Group credit life insurance policies are generally sold to lenders, such as banks and credit unions, who offer you coverage when you obtain a loan. The policy's benefit, or face value, will typically be tied to your outstanding balance, so it decreases over time as you pay off the loan.
Credit and disability life insurance premiums can be structured in one of two ways:
|Single premium||Yes||Single-premium policies can be particularly costly because you don't actually pay a one-time fee. Instead, the total cost of coverage is added to your outstanding balance, meaning you pay interest on it.|
|Monthly premium||No||Your policy has a "premium rate," which is essentially the cost per $100 of debt. As your balance changes each month, so do your premiums.|
Because lenders usually offer credit and disability life insurance when you obtain a loan, policies are either guaranteed acceptance or have incredibly limited underwriting. There's no medical exam and the company has none of your health information, so they have to assume you're high-risk. This significantly drives up the cost of credit life insurance, compared to fully underwritten term life insurance.

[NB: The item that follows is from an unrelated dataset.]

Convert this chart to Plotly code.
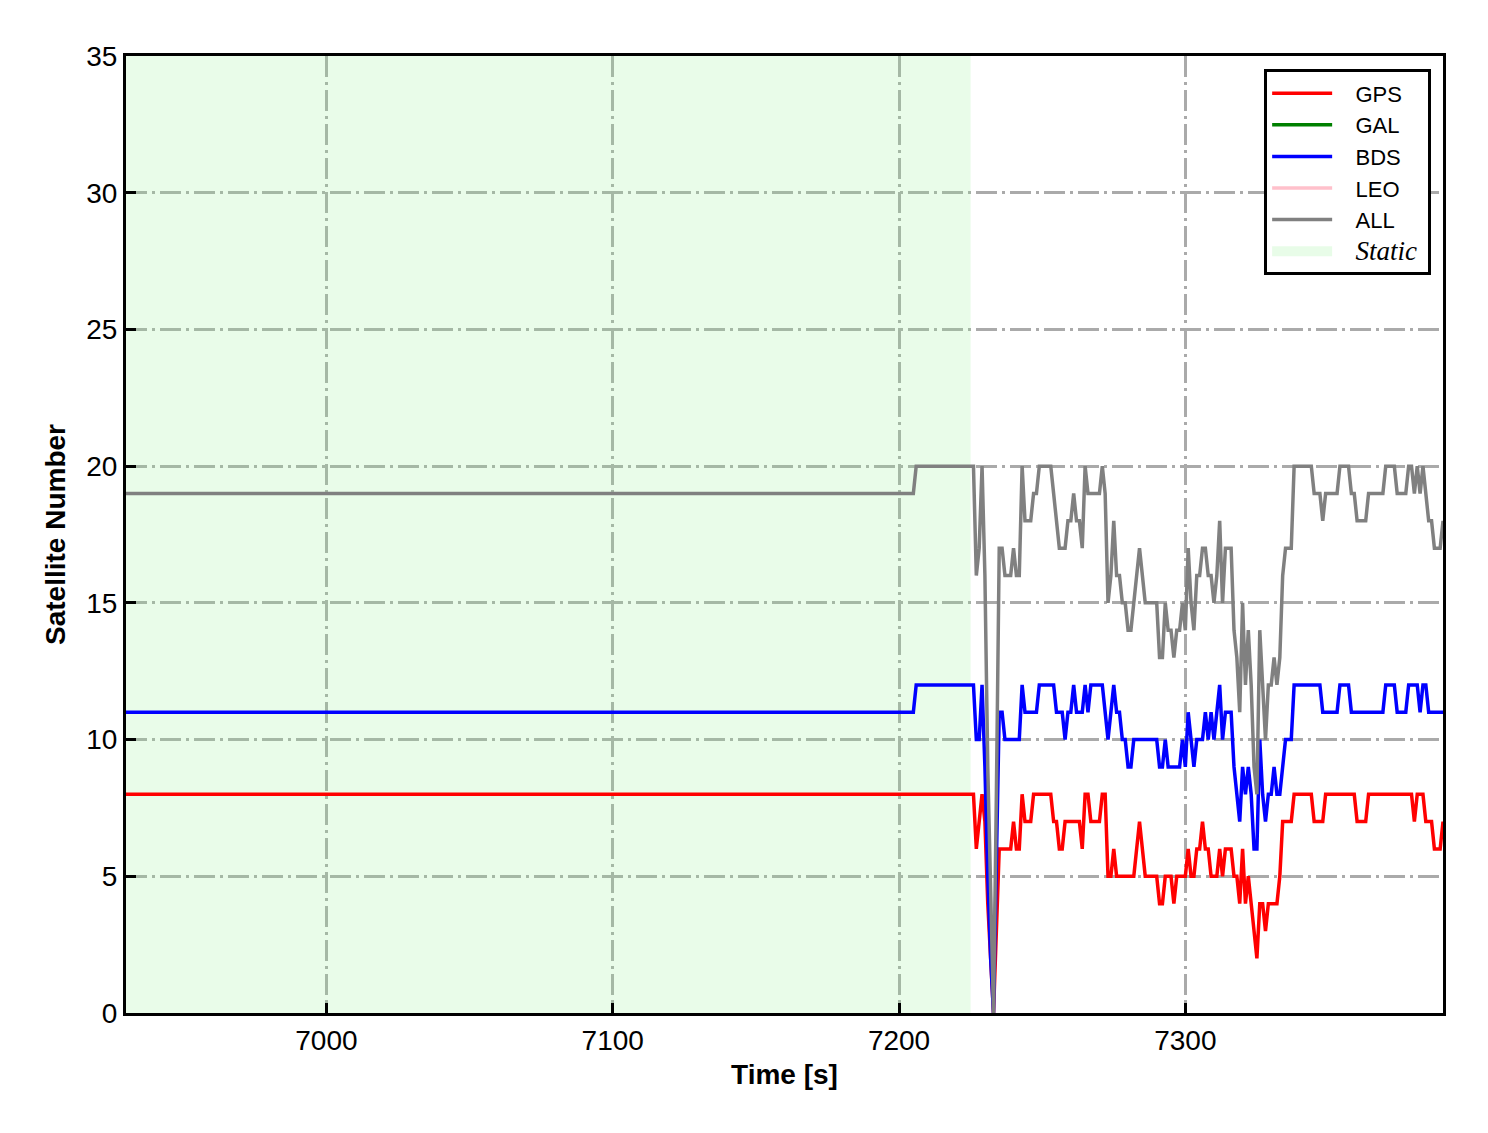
import plotly.graph_objects as go

# ---------------- data ----------------
time_s = [6930, 7205, 7206] + list(range(7220, 7391))

gps = [8, 8, 8,
       8, 8, 8, 8, 8, 8, 8, 6, 7, 8,          # 7220-7229
       7, 4, 2, 0, 3, 6, 6, 6, 6, 6,          # 7230
       7, 6, 6, 8, 7, 7, 7, 8, 8, 8,          # 7240
       8, 8, 8, 8, 7, 7, 6, 6, 7, 7,          # 7250
       7, 7, 7, 7, 6, 8, 8, 7, 7, 7,          # 7260
       7, 8, 8, 5, 5, 6, 5, 5, 5, 5,          # 7270
       5, 5, 5, 6, 7, 6, 5, 5, 5, 5,          # 7280
       5, 4, 4, 5, 5, 5, 4, 5, 5, 5,          # 7290
       5, 6, 5, 5, 6, 6, 7, 6, 6, 5,          # 7300
       5, 5, 6, 5, 6, 6, 6, 5, 5, 4,          # 7310
       6, 4, 5, 4, 3, 2, 4, 4, 3, 4,          # 7320
       4, 4, 4, 5, 7, 7, 7, 7, 8, 8,          # 7330
       8, 8, 8, 8, 8, 7, 7, 7, 7, 8,          # 7340
       8, 8, 8, 8, 8, 8, 8, 8, 8, 8,          # 7350
       7, 7, 7, 7, 8, 8, 8, 8, 8, 8,          # 7360
       8, 8, 8, 8, 8, 8, 8, 8, 8, 8,          # 7370
       7, 8, 8, 8, 7, 7, 7, 6, 6, 6,          # 7380
       7]                                      # 7390

bds = [11, 11, 12,
       12, 12, 12, 12, 12, 12, 12, 10, 10, 12,
       9, 5, 2, 0, 5, 11, 11, 10, 10, 10,
       10, 10, 10, 12, 11, 11, 11, 11, 11, 12,
       12, 12, 12, 12, 12, 11, 11, 11, 10, 11,
       11, 12, 11, 11, 11, 12, 11, 12, 12, 12,
       12, 12, 11, 10, 11, 12, 11, 11, 10, 10,
       9, 9, 10, 10, 10, 10, 10, 10, 10, 10,
       10, 9, 9, 10, 9, 9, 9, 9, 9, 10,
       9, 11, 10, 9, 10, 10, 10, 11, 10, 11,
       10, 11, 12, 10, 11, 11, 11, 9, 8, 7,
       9, 8, 9, 8, 6, 6, 10, 8, 7, 8,
       8, 9, 8, 8, 9, 10, 10, 10, 12, 12,
       12, 12, 12, 12, 12, 12, 12, 12, 11, 11,
       11, 11, 11, 11, 12, 12, 12, 12, 11, 11,
       11, 11, 11, 11, 11, 11, 11, 11, 11, 11,
       12, 12, 12, 12, 11, 11, 11, 11, 12, 12,
       12, 12, 11, 12, 12, 11, 11, 11, 11, 11,
       11]

all_sat = [19, 19, 20,
           20, 20, 20, 20, 20, 20, 20, 16, 17, 20,
           16, 9, 4, 0, 8, 17, 17, 16, 16, 16,
           17, 16, 16, 20, 18, 18, 18, 19, 19, 20,
           20, 20, 20, 20, 19, 18, 17, 17, 17, 18,
           18, 19, 18, 18, 17, 20, 19, 19, 19, 19,
           19, 20, 19, 15, 16, 18, 16, 16, 15, 15,
           14, 14, 15, 16, 17, 16, 15, 15, 15, 15,
           15, 13, 13, 15, 14, 14, 13, 14, 14, 15,
           14, 17, 15, 14, 16, 16, 17, 17, 16, 16,
           15, 16, 18, 15, 17, 17, 17, 14, 13, 11,
           15, 12, 14, 12, 9, 8, 14, 12, 10, 12,
           12, 13, 12, 13, 16, 17, 17, 17, 20, 20,
           20, 20, 20, 20, 20, 19, 19, 19, 18, 19,
           19, 19, 19, 19, 20, 20, 20, 20, 19, 19,
           18, 18, 18, 18, 19, 19, 19, 19, 19, 19,
           20, 20, 20, 20, 19, 19, 19, 19, 20, 20,
           19, 20, 19, 20, 19, 18, 18, 17, 17, 17,
           18]

# GAL and LEO contribute nothing visible in the chart (legend entries only)
gal_time = [None]
gal = [None]
leo_time = [None]
leo = [None]

static_span = [6930, 7225]
x_range = [6930, 7390]
y_range = [0, 35]
x_ticks = [7000, 7100, 7200, 7300]
y_ticks = [0, 5, 10, 15, 20, 25, 30, 35]

# ---------------- figure ----------------
FONT = "Liberation Sans, Arial, sans-serif"
SP = "&nbsp;&nbsp;&nbsp;"
STATIC_FILL = "rgba(144,238,144,0.2)"
fig = go.Figure()

# static shading
fig.add_trace(go.Scatter(
    x=[static_span[0], static_span[1], static_span[1], static_span[0], static_span[0]],
    y=[y_range[0], y_range[0], y_range[1], y_range[1], y_range[0]],
    fill="toself", fillcolor=STATIC_FILL, mode="lines",
    line=dict(width=0), hoverinfo="skip", showlegend=False))

series = [("GPS", time_s, gps, "#ff0000"),
          ("GAL", gal_time, gal, "#008000"),
          ("BDS", time_s, bds, "#0000ff"),
          ("LEO", leo_time, leo, "#ffc0cb"),
          ("ALL", time_s, all_sat, "#808080")]
for name, xs, ys, col in series:
    fig.add_trace(go.Scatter(x=xs, y=ys, mode="lines", name=SP + name,
                             line=dict(color=col, width=3.5)))

# legend patch for the static period
fig.add_trace(go.Scatter(
    x=[None], y=[None], mode="lines", line=dict(color="rgb(232,252,232)", width=16),
    name=SP + "<i><span style='font-family:Liberation Serif, Times New Roman, serif;font-size:27px'>Static</span></i>&nbsp;",
    hoverinfo="skip"))

axis_common = dict(showline=True, linecolor="black", linewidth=3, mirror=True,
                   ticks="inside", ticklen=10, tickwidth=2.5, tickcolor="black",
                   showgrid=True, gridcolor="#aaaaaa", gridwidth=2.5,
                   griddash="21px,5px,3px,5px", zeroline=False,
                   tickfont=dict(family=FONT, size=28, color="black"))

fig.update_xaxes(range=x_range, tickvals=x_ticks, **axis_common,
                 title=dict(text="<b>Time [s]</b>", font=dict(family=FONT, size=28, color="black"), standoff=10))
fig.update_yaxes(range=y_range, tickvals=y_ticks, **axis_common,
                 title=dict(text="<b>Satellite Number</b>", font=dict(family=FONT, size=28, color="black"), standoff=13))

fig.update_layout(
    width=1488, height=1133,
    margin=dict(l=118, r=53, t=48, b=128),
    plot_bgcolor="white", paper_bgcolor="white",
    font=dict(family=FONT, size=22, color="black"),
    legend=dict(x=0.991, y=0.986, xanchor="right", yanchor="top",
                bgcolor="white", bordercolor="black", borderwidth=3,
                font=dict(family=FONT, size=22, color="black"),
                itemwidth=60, tracegroupgap=0),
    showlegend=True,
)

fig.write_html("out.html")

Credit and disability life insurance policies also come with age limits. You may not be able to obtain coverage if you're over 65, and if you already have coverage, it may expire at this point.

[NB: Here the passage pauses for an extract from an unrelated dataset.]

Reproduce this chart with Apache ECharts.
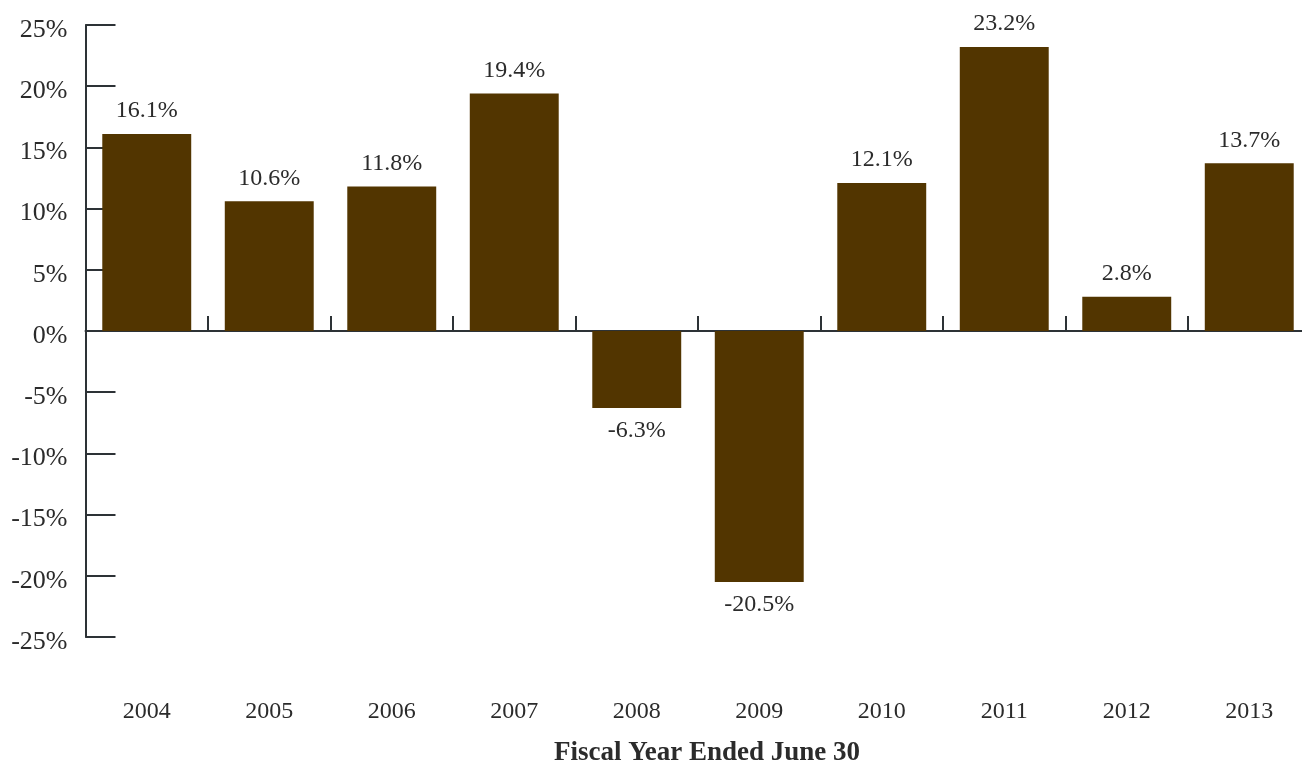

Should I buy credit life insurance?
The answer depends on two factors: Will your family need to cover your debts if you die, and do you qualify for a more cost-effective, flexible form of coverage?
After your death, a family member will typically only need to cover outstanding loans if:
- They co-signed for the loan. The family member who co-signed the loan is responsible for any outstanding balance. Credit card authorized users would not be responsible for an outstanding balance, but joint cardholders will.

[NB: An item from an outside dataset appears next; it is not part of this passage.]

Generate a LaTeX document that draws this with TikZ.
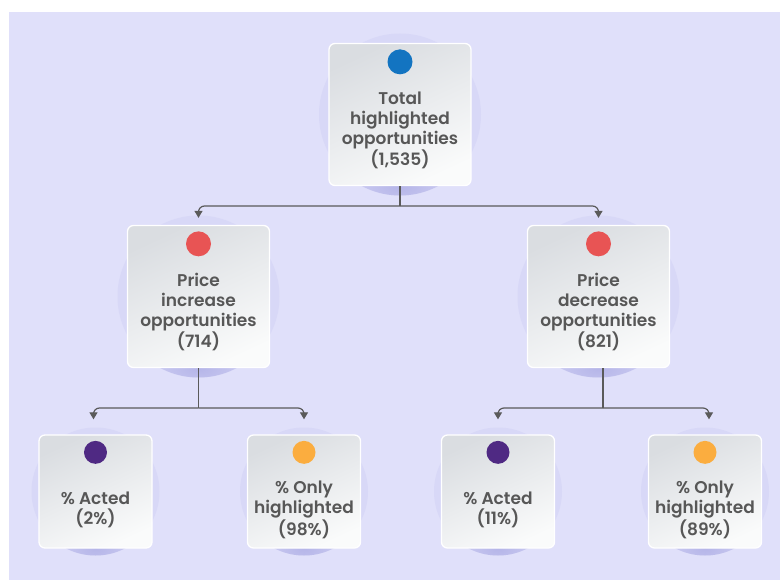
\documentclass[tikz,border=0pt]{standalone}
\usepackage{fontspec}
\setmainfont{Poppins}[BoldFont={Poppins SemiBold}]
\usepackage{xcolor}
\usepackage{tikz}
\usetikzlibrary{arrows.meta}

\definecolor{bgLav}{HTML}{E0E0FA}
\definecolor{haloLav}{HTML}{D8D8F7}
\definecolor{haloDark}{HTML}{B5B5E8}
\definecolor{cardTop}{HTML}{DADDE1}
\definecolor{cardBot}{HTML}{FAFBFB}
\definecolor{wireGray}{HTML}{5A5A5A}
\definecolor{txtGray}{HTML}{575757}
\definecolor{dotBlue}{HTML}{1374C1}
\definecolor{dotRed}{HTML}{E85454}
\definecolor{dotPurple}{HTML}{4F2983}
\definecolor{dotOrange}{HTML}{FBAD3F}

\tikzset{
	card/.style={shape=rectangle, rounded corners=6pt, draw=white, line width=1.3pt, top color=cardTop, bottom color=cardBot, shading angle=25, inner sep=0, minimum width=#1, minimum height=#1},
	dot/.style={shape=circle, fill=#1, inner sep=0, minimum size=25pt},
	cardtext/.style={text=txtGray, font=\fontsize{17}{20}\selectfont\bfseries, align=center},
	wire/.style={draw=wireGray, line width=1.2pt, rounded corners=6pt, -{Triangle[width=8pt,length=7pt]}},
}

\begin{document}
\begin{tikzpicture}[x=1pt, y=-1pt]
	\useasboundingbox (0, 0) rectangle (780, 580);
	\fill[white] (0, 0) rectangle (780, 580);
	\fill[bgLav] (9, 12) rectangle (780, 580);
	% Halos behind the cards:
	\foreach \cx/\cy/\r/\h in {400/114.5/81/71, 198.5/296.5/81/71, 598.5/296.5/81/71, 95.5/491.5/64/56.5, 304/491.5/64/56.5, 498/491.5/64/56.5, 705/491.5/64/56.5}{
		\fill[haloLav] (\cx, \cy) circle (\r);
		\begin{scope}
			\clip (\cx, \cy) circle (\r);
			\shade[inner color=haloDark, outer color=haloLav] (\cx, \cy+\h) ellipse ({1.1*\h} and 40);
		\end{scope}
	}
	% Cards, dots and texts:
	\node[card=142pt](Box1) at (400, 114.5){};
	\node[dot=dotBlue](Dot1) at ([yshift=-19pt]Box1.north){};
	\node[cardtext](Txt1) at (400, 130.5){Total\\highlighted\\opportunities\\(1,535)};
	\node[card=142pt](Box2) at (198.5, 296.5){};
	\node[dot=dotRed](Dot2) at ([yshift=-19pt]Box2.north){};
	\node[cardtext](Txt2) at (198.5, 312){Price\\increase\\opportunities\\(714)};
	\node[card=142pt](Box3) at (598.5, 296.5){};
	\node[dot=dotRed](Dot3) at ([yshift=-19pt]Box3.north){};
	\node[cardtext](Txt3) at (598.5, 312){Price\\decrease\\opportunities\\(821)};
	\node[card=113pt](Box4) at (95.5, 491.5){};
	\node[dot=dotPurple, minimum size=23pt](Dot4) at ([yshift=-18pt]Box4.north){};
	\node[cardtext](Txt4) at (95.5, 509.5){\% Acted\\(2\%)};
	\node[card=113pt](Box5) at (304, 491.5){};
	\node[dot=dotOrange, minimum size=23pt](Dot5) at ([yshift=-18pt]Box5.north){};
	\node[cardtext](Txt5) at (304, 510){\% Only\\highlighted\\(98\%)};
	\node[card=113pt](Box6) at (498, 491.5){};
	\node[dot=dotPurple, minimum size=23pt](Dot6) at ([yshift=-18pt]Box6.north){};
	\node[cardtext](Txt6) at (498, 509.5){\% Acted\\(11\%)};
	\node[card=113pt](Box7) at (705, 491.5){};
	\node[dot=dotOrange, minimum size=23pt](Dot7) at ([yshift=-18pt]Box7.north){};
	\node[cardtext](Txt7) at (705, 510){\% Only\\highlighted\\(89\%)};
	% Wires:
	\coordinate (J1) at (400, 206);
	\coordinate (J2) at (198.5, 408);
	\coordinate (J3) at (603, 408);
	\draw[wireGray, line width=1.2pt] (Box1.south) -- (J1);
	\draw[wire, shorten >=7pt] (J1) -| (Box2.north);
	\draw[wire, shorten >=7pt] (J1) -| (Box3.north);
	\draw[wireGray, line width=1.2pt] (Box2.south) -- (J2);
	\draw[wire, shorten >=15pt] (J2) -| ([xshift=-2pt]Box4.north);
	\draw[wire, shorten >=15pt] (J2) -| (Box5.north);
	\draw[wireGray, line width=1.2pt] (Box3.south -| J3) -- (J3);
	\draw[wire, shorten >=15pt] (J3) -| (Box6.north);
	\draw[wire, shorten >=15pt] (J3) -| ([xshift=4pt]Box7.north);
\end{tikzpicture}
\end{document}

- You were married and lived in a community property state. Your spouse is responsible for the debt even if they didn't co-sign the loan. There are currently only nine community property states: Arizona, California, Idaho, Louisiana, Nevada, New Mexico, Texas, Washington and Wisconsin.
- They want to keep the property securing the loan. If the value of your estate isn't large enough to cover the outstanding loan on your car or home, your family would need to pay off the debt in order to keep the property.
If you want life insurance to cover a loan, we recommend getting term life insurance. It's the cheapest form of coverage, you can choose a death benefit that covers multiple loans or expenses, and you can choose your beneficiary. Your beneficiary can use the payout as they see fit, whether it's for funeral expenses, college tuition or monthly bills.
Term life insurance
No medical exam life insurance
Guaranteed acceptance life insurance
Credit life insurance
|Maximum death benefit||Over $1 million||$250,000, varies by insurer||$25,000, varies by insurer||Loan amount|
|Beneficiary||Your choice||Your choice||Your choice||Lender|
|Underwriting||Health questions and medical exam||Health questions, no medical exam||No health questions, no medical exam||No health questions, no medical exam|
|Length of coverage||Fixed term, 5 to 35 years||Fixed term or lifelong||Lifelong||Length of loan|
Credit life insurance is similar to guaranteed acceptance life insurance in that all applicants of a qualifying age are accepted, and premiums are significantly higher.
Insurers can't screen for pre-existing conditions, such as heart disease or cancer, so they have to assume you're high-risk. The one upside to credit life insurance is that the death benefit is equal to the loan amount. This is in contrast to guaranteed acceptance coverage, which is typically limited to less than $25,000. So, for example, if you want coverage for a $200,000 outstanding mortgage balance and can't qualify for term life insurance or no-medical-exam life insurance, then credit life insurance would be your best (and only) option.